If you are building a trust for long-term family protection, where you situs that trust is critical. South Dakota and Wyoming are often presented as comparable options.
They are not. One offers a longer track record, stronger privacy, and more predictable outcomes when tested over time.
Lets get into it.
Jurisdiction determines how a trust performs, not just how it is written.
Estate planning is often focused on documents, trustees, and assets. But the governing legal environment defines how those pieces function when they are put into practice.
South Dakota and Wyoming both promote modern trust tools, including asset protection trusts, directed structures, and long-duration planning.
The difference is not whether those tools exist. It is how mature and predictable the legal framework is when those tools are tested.
Maturity and stability are what make trust law reliable over time.
Trust statutes are ultimately validated in court, not just in legislation. South Dakota’s framework dates back to the early 1980s and is supported by decades of case law.
Wyoming’s trust laws are much more recent. They have not yet been tested across multiple economic cycles or challenged in the same way.
That difference matters when disputes arise. Established jurisdictions tend to produce more predictable outcomes, while newer statutes carry interpretive risk.

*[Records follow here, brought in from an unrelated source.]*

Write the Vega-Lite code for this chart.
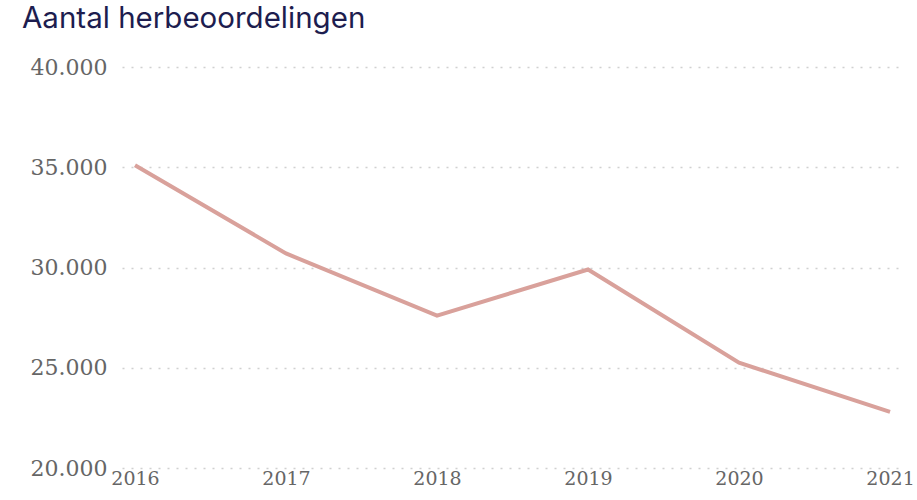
{
  "$schema": "https://vega.github.io/schema/vega-lite/v6.json",
  "autosize": "none",
  "width": 778,
  "height": 401,
  "padding": {"left": 122, "top": 67, "right": 17, "bottom": 32},
  "background": "white",
  "title": {
    "text": "Aantal herbeoordelingen",
    "anchor": "start",
    "frame": "group",
    "dx": -100,
    "offset": -1,
    "baseline": "alphabetic",
    "font": "Inter",
    "fontSize": 29.5,
    "fontWeight": "normal",
    "color": "#1d1d4f"
  },
  "data": {
    "values": [
      {"jaar": 2016, "aantal": 35100},
      {"jaar": 2017, "aantal": 30700},
      {"jaar": 2018, "aantal": 27600},
      {"jaar": 2019, "aantal": 29900},
      {"jaar": 2020, "aantal": 25250},
      {"jaar": 2021, "aantal": 22800}
    ]
  },
  "mark": {"type": "line", "color": "#d9a19b", "strokeWidth": 4},
  "encoding": {
    "x": {
      "field": "jaar",
      "type": "quantitative",
      "scale": {"domain": [2015.914, 2021.066], "nice": false, "zero": false},
      "axis": {
        "title": null,
        "values": [2016, 2017, 2018, 2019, 2020, 2021],
        "format": "d",
        "grid": false,
        "domain": false,
        "ticks": false,
        "labelPadding": 10,
        "labelFont": "DejaVu Serif",
        "labelFontSize": 19,
        "labelColor": "#666666",
        "labelFlush": false,
        "labelOverlap": false,
        "labelBaseline": "middle"
      }
    },
    "y": {
      "field": "aantal",
      "type": "quantitative",
      "scale": {"domain": [20000, 40000], "nice": false, "zero": false},
      "axis": {
        "title": null,
        "values": [20000, 25000, 30000, 35000, 40000],
        "labelExpr": "replace(format(datum.value, ',d'), ',', '.')",
        "grid": true,
        "gridColor": "#d0d0d0",
        "gridDash": [2, 7],
        "gridWidth": 1.5,
        "domain": false,
        "ticks": false,
        "labelPadding": 15,
        "labelFont": "DejaVu Serif",
        "labelFontSize": 22,
        "labelColor": "#666666"
      }
    }
  },
  "config": {"view": {"stroke": null}}
}
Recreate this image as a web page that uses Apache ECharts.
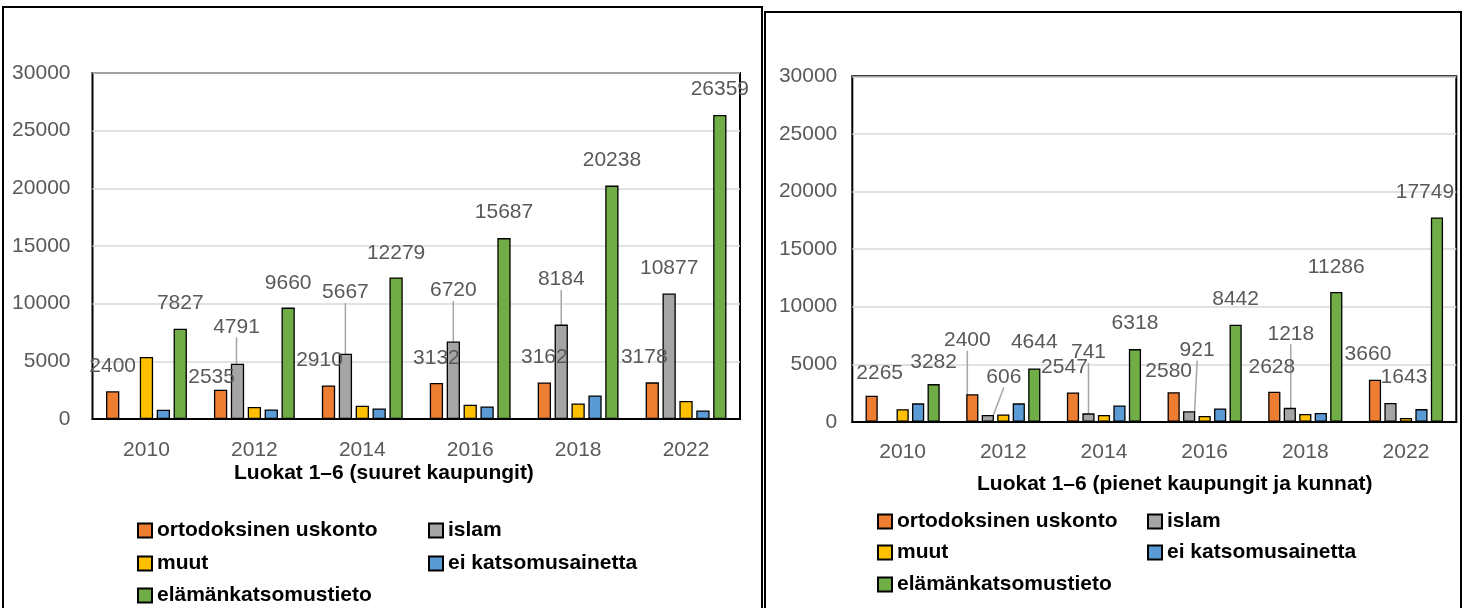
<!DOCTYPE html>
<html>
<head>
<meta charset="utf-8">
<script src="https://cdn.jsdelivr.net/npm/echarts@6.0.0/dist/echarts.min.js"></script>
<style>
  html, body { margin: 0; padding: 0; background: #fff; }
  #chart { width: 1475px; height: 608px; }
</style>
</head>
<body>
<div id="chart"></div>
<script>
// categories and series names
const years = ['2010', '2012', '2014', '2016', '2018', '2022'];
const names = ['ortodoksinen uskonto', 'islam', 'muut', 'ei katsomusainetta', 'elämänkatsomustieto'];
const colors = ['#ED7D31', '#A5A5A5', '#FFC000', '#5B9BD5', '#70AD47'];
const yTicks = [0, 5000, 10000, 15000, 20000, 25000, 30000];

// Luokat 1–6 (suuret kaupungit)
const bigOrtodoksinen = [2400, 2535, 2910, 3132, 3162, 3178];
const bigIslam = [null, 4791, 5667, 6720, 8184, 10877];
const bigMuut = [5370, 1040, 1150, 1240, 1350, 1560];
const bigEi = [805, 830, 920, 1090, 2045, 745];
const bigElama = [7827, 9660, 12279, 15687, 20238, 26359];

// Luokat 1–6 (pienet kaupungit ja kunnat)
const smallOrtodoksinen = [2265, 2400, 2547, 2580, 2628, 3660];
const smallIslam = [null, 606, 741, 921, 1218, 1643];
const smallMuut = [1100, 640, 600, 510, 680, 340];
const smallEi = [1610, 1610, 1430, 1170, 770, 1110];
const smallElama = [3282, 4644, 6318, 8442, 11286, 17749];

// label placement (offset of label centre from bar top centre) and leader lines
const bigShift = {
  0: [[0, -25], [-9, -12.5], [-9, -25], [0, -25], [0, -25.5], [-8, -25.5]],
  1: [[0, -25], [-1, -37], [0, -61], [0, -51], [0, -45], [0, -25]],
  4: [[0, -26], [0, -24.5], [0, -24.5], [0, -25.5], [0, -25], [0, -25.5]]
};
const bigLeader = { 0: [], 1: [1, 2, 3, 4], 4: [] };
const smallShift = {
  0: [[8, -23], [-5, -54], [-8.5, -25], [-5, -20.5], [-2.5, -24.5], [-7, -25.5]],
  1: [[0, -25], [16, -38], [0, -61], [8, -61], [1, -74], [13.5, -25.5]],
  4: [[0, -22], [0, -26], [0, -26], [0, -25], [0, -25], [-12, -25]]
};
const smallLeader = { 0: [1], 1: [1, 2, 3, 4], 4: [] };

const FONT = 'Liberation Sans';
const numColor = '#595959';

function shiftLabels(shifts) {
  return function (p) {
    const s = shifts[p.dataIndex] || [0, -25];
    return {
      x: p.rect.x + p.rect.width / 2 + s[0],
      y: p.rect.y + s[1],
      align: 'center',
      verticalAlign: 'middle'
    };
  };
}

function makeSeries(gridIdx, lists, shifts, leaders, barWidth) {
  return lists.map(function (vals, k) {
    const labelled = shifts[k] !== undefined;
    const lead = leaders[k] || [];
    const s = {
      name: names[k],
      type: 'bar',
      xAxisIndex: gridIdx,
      yAxisIndex: gridIdx,
      barWidth: barWidth,
      barGap: '27%',
      data: vals.map(function (v, i) {
        return { value: v, labelLine: { show: lead.indexOf(i) >= 0 } };
      }),
      itemStyle: { color: colors[k], borderColor: '#000', borderWidth: 1.3 },
      emphasis: { disabled: true },
      label: {
        show: labelled,
        position: 'top',
        fontSize: 21,
        fontFamily: FONT,
        color: numColor
      },
      labelLine: { show: false, lineStyle: { color: '#A6A6A6', width: 1.5 } }
    };
    if (labelled) s.labelLayout = shiftLabels(shifts[k]);
    return s;
  });
}

function makeLegends(col1, col2, rows) {
  const pos = [[col1, rows[0]], [col2, rows[0]], [col1, rows[1]], [col2, rows[1]], [col1, rows[2]]];
  return names.map(function (n, k) {
    return {
      data: [n],
      left: pos[k][0],
      top: pos[k][1],
      padding: 0,
      icon: 'rect',
      itemWidth: 14,
      itemHeight: 14,
      selectedMode: false,
      textStyle: { fontSize: 21, fontWeight: 'bold', color: '#000', fontFamily: FONT }
    };
  });
}

function makeYAxis(gridIdx, margin) {
  return {
    type: 'value',
    gridIndex: gridIdx,
    min: yTicks[0],
    max: yTicks[yTicks.length - 1],
    interval: yTicks[1] - yTicks[0],
    axisLine: { show: false },
    axisTick: { show: false },
    axisLabel: {
      fontSize: 21, fontFamily: FONT, color: numColor, margin: margin,
      formatter: function (v) { return String(v); }
    },
    splitLine: { lineStyle: { color: '#D9D9D9', width: 1.5 } }
  };
}

function makeXAxis(gridIdx, margin) {
  return {
    type: 'category',
    gridIndex: gridIdx,
    data: years,
    axisLine: { show: true, lineStyle: { color: '#000', width: 2 } },
    axisTick: { show: false },
    axisLabel: { fontSize: 21, fontFamily: FONT, color: numColor, margin: margin }
  };
}

const chart = echarts.init(document.getElementById('chart'));
chart.setOption({
  animation: false,
  backgroundColor: '#fff',
  title: [
    { text: 'Luokat 1–6 (suuret kaupungit)', left: 234, top: 463, padding: 0,
      textStyle: { fontSize: 21, fontWeight: 'bold', color: '#000', fontFamily: FONT } },
    { text: 'Luokat 1–6 (pienet kaupungit ja kunnat)', left: 977, top: 474, padding: 0,
      textStyle: { fontSize: 21, fontWeight: 'bold', color: '#000', fontFamily: FONT } }
  ],
  legend: makeLegends(137, 428, [520, 553, 585]).concat(makeLegends(877, 1147, [511, 542, 574])),
  grid: [
    { left: 92.5, top: 73, width: 647.5, height: 346, show: true, borderColor: '#000', borderWidth: 2, outerBoundsMode: 'none' },
    { left: 852.3, top: 76.3, width: 604, height: 345.6, show: true, borderColor: '#000', borderWidth: 2, outerBoundsMode: 'none' }
  ],
  xAxis: [makeXAxis(0, 21), makeXAxis(1, 19.5)],
  yAxis: [makeYAxis(0, 22), makeYAxis(1, 15)],
  graphic: [
    { type: 'rect', shape: { x: 3, y: 7, width: 759, height: 620 }, style: { fill: 'none', stroke: '#000', lineWidth: 2 }, silent: true },
    { type: 'rect', shape: { x: 765, y: 12, width: 696, height: 620 }, style: { fill: 'none', stroke: '#000', lineWidth: 2 }, silent: true }
  ],
  series: makeSeries(0, [bigOrtodoksinen, bigIslam, bigMuut, bigEi, bigElama], bigShift, bigLeader, 13.3)
    .concat(makeSeries(1, [smallOrtodoksinen, smallIslam, smallMuut, smallEi, smallElama], smallShift, smallLeader, 12.2))
});
</script>
</body>
</html>
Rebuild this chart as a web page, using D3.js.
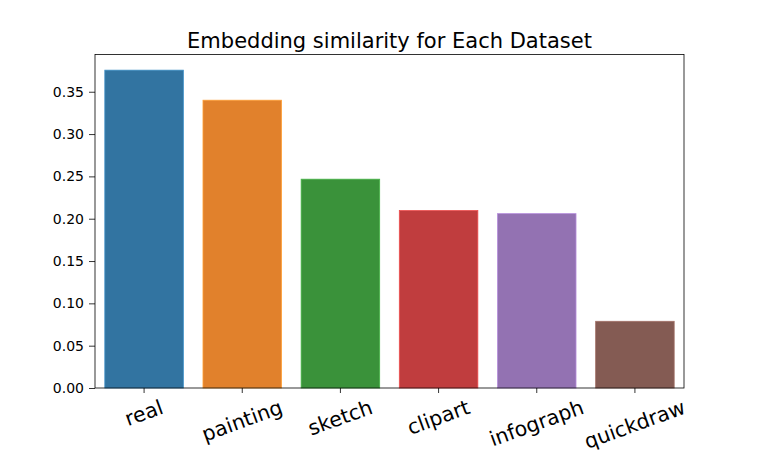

Over long time horizons, predictability becomes one of the most important features of the structure.
Trust duration and privacy protections follow the same pattern of maturity.
South Dakota allows for true perpetual trusts, having eliminated the Rule Against Perpetuities entirely in 1983.
Wyoming permits long-duration trusts, but it has not fully eliminated the rule. That distinction affects how the structure can be designed over multiple generations.
Privacy protections show a similar divide. South Dakota has automatically sealed trust court records since the late 1990s.
Wyoming enacted comparable protections much later, which means there is less history of those statutes being applied and upheld.
Asset protection strength depends on both statutes and administration.
Both states support asset protection trusts, but the details differ in ways that affect how those structures perform.
South Dakota limits creditor claims with a shorter statute of limitations, which reduces the window for challenges.
Wyoming extends that window and introduces additional compliance requirements, including solvency affidavits and insurance provisions.
Those requirements increase administrative complexity. Over time, complexity introduces the possibility of error, and errors can create vulnerabilities that did not need to exist.
If you are building a trust intended to operate over generations, the legal foundation should be chosen with care. Stability, predictability, and proven outcomes matter more than feature lists.
South Dakota has developed that foundation over time. It reflects not just what the law allows, but how it performs when tested.
The decision is not simply where to locate the trust. It is which jurisdiction provides the confidence that the structure will hold when it matters most.